Chile Verde in the Crock Pot

Instructions:

  1. Season the pork with salt and black pepper.
  2. Heat oil in a skillet over medium-high heat and lightly brown the pork on all sides. This step is optional but adds extra flavor.
  3. Transfer the pork to the crock pot.
  4. In a pot, boil the tomatillos, poblano chiles, jalapeños, onion, and garlic for 8–10 minutes until softened.
  5. Transfer the boiled vegetables to a blender. Add cilantro, cumin, and a small amount of the cooking liquid. Blend until smooth.
  6. Pour the green chile sauce over the pork in the crock pot.
  7. Add chicken broth, bay leaf, and potatoes if using. Stir gently to combine.
  8. Cover and cook on LOW for 7–8 hours or HIGH for 4–5 hours, until the pork is very tender.
  9. Taste and adjust seasoning as needed.
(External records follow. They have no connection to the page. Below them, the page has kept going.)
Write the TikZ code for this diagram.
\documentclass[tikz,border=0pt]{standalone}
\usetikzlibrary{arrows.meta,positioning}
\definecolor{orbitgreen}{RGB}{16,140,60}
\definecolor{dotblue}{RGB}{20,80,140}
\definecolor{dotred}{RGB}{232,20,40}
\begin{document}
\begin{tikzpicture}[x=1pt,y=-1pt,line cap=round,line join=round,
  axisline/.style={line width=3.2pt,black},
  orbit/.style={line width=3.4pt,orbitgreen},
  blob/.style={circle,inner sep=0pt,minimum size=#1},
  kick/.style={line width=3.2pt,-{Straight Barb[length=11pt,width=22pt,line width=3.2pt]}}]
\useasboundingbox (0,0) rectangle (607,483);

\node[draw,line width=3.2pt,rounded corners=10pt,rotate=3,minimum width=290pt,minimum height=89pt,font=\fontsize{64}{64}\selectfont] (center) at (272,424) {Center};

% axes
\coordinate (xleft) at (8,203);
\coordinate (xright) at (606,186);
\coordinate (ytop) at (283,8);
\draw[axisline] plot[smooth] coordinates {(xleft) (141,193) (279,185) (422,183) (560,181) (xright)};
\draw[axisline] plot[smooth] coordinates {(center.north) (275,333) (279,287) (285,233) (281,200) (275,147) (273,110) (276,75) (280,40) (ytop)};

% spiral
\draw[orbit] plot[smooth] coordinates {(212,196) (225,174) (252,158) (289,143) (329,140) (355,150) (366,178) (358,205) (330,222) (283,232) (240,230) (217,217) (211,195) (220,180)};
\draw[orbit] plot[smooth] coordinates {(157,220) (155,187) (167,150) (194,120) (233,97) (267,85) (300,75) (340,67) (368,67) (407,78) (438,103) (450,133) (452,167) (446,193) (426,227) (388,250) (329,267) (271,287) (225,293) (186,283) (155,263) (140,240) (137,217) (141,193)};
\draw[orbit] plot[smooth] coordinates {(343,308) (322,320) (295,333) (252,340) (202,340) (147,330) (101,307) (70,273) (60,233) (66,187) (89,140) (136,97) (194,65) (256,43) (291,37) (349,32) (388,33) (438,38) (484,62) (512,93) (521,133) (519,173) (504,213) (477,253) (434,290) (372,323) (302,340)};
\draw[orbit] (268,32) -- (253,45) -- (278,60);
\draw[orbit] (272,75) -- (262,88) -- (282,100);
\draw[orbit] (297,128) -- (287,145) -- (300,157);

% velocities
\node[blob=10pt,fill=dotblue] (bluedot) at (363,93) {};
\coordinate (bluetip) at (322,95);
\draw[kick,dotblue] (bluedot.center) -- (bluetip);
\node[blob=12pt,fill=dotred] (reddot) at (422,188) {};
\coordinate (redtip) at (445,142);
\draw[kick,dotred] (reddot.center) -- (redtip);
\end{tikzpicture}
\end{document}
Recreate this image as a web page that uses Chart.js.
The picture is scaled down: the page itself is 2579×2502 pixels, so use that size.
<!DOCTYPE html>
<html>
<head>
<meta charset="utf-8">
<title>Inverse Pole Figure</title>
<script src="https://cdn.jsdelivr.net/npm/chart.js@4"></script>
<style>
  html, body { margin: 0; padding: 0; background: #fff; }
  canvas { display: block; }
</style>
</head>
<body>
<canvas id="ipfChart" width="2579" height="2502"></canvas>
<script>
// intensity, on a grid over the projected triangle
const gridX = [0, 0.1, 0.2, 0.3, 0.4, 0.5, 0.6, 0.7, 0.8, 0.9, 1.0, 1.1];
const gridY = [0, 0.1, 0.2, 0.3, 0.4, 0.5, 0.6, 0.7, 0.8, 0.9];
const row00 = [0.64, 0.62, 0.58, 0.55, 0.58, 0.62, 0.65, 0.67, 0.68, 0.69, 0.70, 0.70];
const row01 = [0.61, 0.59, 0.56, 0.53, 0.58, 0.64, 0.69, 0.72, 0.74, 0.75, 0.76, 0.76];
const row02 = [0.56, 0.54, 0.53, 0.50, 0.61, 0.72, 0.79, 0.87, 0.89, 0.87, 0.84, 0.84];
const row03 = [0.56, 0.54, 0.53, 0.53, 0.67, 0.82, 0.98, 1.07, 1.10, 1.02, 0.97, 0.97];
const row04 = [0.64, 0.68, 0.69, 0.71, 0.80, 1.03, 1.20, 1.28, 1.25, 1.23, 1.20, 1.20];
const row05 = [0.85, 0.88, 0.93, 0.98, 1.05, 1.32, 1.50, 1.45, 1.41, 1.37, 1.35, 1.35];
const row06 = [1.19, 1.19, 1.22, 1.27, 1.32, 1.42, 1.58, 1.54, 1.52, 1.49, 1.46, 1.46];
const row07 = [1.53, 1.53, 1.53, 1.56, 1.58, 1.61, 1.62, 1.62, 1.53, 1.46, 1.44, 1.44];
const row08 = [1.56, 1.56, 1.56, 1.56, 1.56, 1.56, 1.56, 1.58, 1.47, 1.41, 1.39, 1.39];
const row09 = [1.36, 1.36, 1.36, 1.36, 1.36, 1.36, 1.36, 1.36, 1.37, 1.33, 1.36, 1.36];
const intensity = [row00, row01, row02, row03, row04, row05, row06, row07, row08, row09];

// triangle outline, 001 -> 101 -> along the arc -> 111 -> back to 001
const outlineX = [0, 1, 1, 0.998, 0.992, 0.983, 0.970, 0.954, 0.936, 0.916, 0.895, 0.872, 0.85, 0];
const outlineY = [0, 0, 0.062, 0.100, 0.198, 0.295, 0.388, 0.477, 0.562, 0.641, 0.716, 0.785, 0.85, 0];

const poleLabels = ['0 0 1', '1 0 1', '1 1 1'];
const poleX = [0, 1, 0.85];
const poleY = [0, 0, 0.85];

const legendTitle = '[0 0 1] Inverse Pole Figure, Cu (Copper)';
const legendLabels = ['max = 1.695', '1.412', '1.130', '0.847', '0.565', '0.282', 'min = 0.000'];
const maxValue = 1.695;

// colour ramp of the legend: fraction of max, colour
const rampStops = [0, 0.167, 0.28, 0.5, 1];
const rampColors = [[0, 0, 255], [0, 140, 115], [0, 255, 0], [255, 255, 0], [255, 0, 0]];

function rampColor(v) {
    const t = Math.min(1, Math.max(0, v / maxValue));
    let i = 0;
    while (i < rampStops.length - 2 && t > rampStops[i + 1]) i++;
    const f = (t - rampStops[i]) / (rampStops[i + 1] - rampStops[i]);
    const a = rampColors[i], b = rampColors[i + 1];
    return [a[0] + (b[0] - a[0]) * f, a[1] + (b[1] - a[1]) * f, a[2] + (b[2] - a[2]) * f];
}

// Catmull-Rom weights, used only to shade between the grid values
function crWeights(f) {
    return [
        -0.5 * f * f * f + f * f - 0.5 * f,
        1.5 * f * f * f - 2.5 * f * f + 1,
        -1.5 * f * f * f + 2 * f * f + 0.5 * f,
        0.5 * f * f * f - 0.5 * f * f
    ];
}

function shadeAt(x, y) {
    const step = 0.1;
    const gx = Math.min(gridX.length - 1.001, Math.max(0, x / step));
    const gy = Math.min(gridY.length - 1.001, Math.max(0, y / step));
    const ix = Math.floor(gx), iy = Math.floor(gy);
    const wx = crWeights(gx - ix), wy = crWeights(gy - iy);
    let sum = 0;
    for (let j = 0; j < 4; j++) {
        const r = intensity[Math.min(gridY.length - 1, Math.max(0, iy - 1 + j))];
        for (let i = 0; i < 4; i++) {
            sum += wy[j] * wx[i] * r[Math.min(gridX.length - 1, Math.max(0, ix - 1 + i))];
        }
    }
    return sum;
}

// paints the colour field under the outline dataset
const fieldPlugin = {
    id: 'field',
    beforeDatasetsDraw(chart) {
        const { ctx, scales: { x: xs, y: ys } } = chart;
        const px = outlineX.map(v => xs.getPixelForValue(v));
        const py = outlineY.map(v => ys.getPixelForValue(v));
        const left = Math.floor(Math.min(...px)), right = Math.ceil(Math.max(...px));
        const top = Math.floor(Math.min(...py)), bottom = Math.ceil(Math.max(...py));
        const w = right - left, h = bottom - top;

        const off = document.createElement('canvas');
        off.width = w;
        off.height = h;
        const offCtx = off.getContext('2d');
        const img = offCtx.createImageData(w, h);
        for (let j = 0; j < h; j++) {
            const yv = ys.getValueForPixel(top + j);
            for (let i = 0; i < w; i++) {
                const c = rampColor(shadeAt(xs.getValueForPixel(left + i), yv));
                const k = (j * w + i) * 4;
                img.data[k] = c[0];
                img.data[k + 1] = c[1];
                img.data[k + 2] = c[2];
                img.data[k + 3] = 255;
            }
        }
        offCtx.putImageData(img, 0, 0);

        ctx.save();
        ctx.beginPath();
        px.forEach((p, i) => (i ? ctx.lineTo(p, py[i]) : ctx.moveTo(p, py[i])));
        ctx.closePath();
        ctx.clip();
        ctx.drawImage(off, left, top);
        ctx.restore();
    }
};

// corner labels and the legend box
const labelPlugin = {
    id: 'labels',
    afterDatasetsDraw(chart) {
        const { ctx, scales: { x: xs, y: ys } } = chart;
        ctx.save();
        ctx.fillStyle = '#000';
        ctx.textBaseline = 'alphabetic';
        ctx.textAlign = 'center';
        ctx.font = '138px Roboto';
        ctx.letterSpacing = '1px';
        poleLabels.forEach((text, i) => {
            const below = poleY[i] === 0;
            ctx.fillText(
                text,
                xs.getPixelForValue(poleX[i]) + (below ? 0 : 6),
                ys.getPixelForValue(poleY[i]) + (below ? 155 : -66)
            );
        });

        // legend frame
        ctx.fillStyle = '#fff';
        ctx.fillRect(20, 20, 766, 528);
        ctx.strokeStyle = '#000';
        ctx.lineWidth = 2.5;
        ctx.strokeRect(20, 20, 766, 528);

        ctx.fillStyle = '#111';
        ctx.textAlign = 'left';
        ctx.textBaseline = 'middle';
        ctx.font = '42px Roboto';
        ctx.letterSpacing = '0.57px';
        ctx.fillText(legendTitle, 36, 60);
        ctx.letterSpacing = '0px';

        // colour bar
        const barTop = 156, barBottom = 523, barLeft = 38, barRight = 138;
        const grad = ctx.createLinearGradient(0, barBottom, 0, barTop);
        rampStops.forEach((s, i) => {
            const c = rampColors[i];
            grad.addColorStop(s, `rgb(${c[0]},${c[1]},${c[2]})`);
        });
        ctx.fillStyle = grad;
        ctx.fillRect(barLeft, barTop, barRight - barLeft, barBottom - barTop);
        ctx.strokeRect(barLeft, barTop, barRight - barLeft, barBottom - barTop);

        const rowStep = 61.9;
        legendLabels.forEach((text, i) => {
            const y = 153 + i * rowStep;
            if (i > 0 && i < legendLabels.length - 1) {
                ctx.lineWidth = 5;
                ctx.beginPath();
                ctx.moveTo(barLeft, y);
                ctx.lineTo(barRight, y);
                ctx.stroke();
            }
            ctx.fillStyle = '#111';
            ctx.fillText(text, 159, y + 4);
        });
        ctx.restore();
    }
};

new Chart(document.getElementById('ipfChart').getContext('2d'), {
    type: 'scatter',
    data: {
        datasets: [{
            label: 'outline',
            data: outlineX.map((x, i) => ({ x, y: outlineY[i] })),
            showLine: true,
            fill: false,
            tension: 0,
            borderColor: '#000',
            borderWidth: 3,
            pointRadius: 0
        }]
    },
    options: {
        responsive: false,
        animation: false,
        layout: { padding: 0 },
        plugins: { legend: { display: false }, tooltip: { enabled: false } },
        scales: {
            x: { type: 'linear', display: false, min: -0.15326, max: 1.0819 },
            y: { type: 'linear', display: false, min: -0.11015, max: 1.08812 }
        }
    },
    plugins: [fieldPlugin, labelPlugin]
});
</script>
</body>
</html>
Remove the bay leaf before serving.

Variations

  • Use pork loin for a leaner version, though it will be less rich.
  • Add diced potatoes or hominy for a heartier stew.
  • Blend in a roasted serrano chile for extra heat.
  • Finish with a squeeze of lime juice for added brightness.

Tips

  • Browning the pork adds depth but can be skipped if short on time.
  • Keep the lid closed during cooking to maintain steady heat.
  • Adjust the thickness with extra broth if needed.
  • Chile verde tastes even better the next day as the flavors deepen.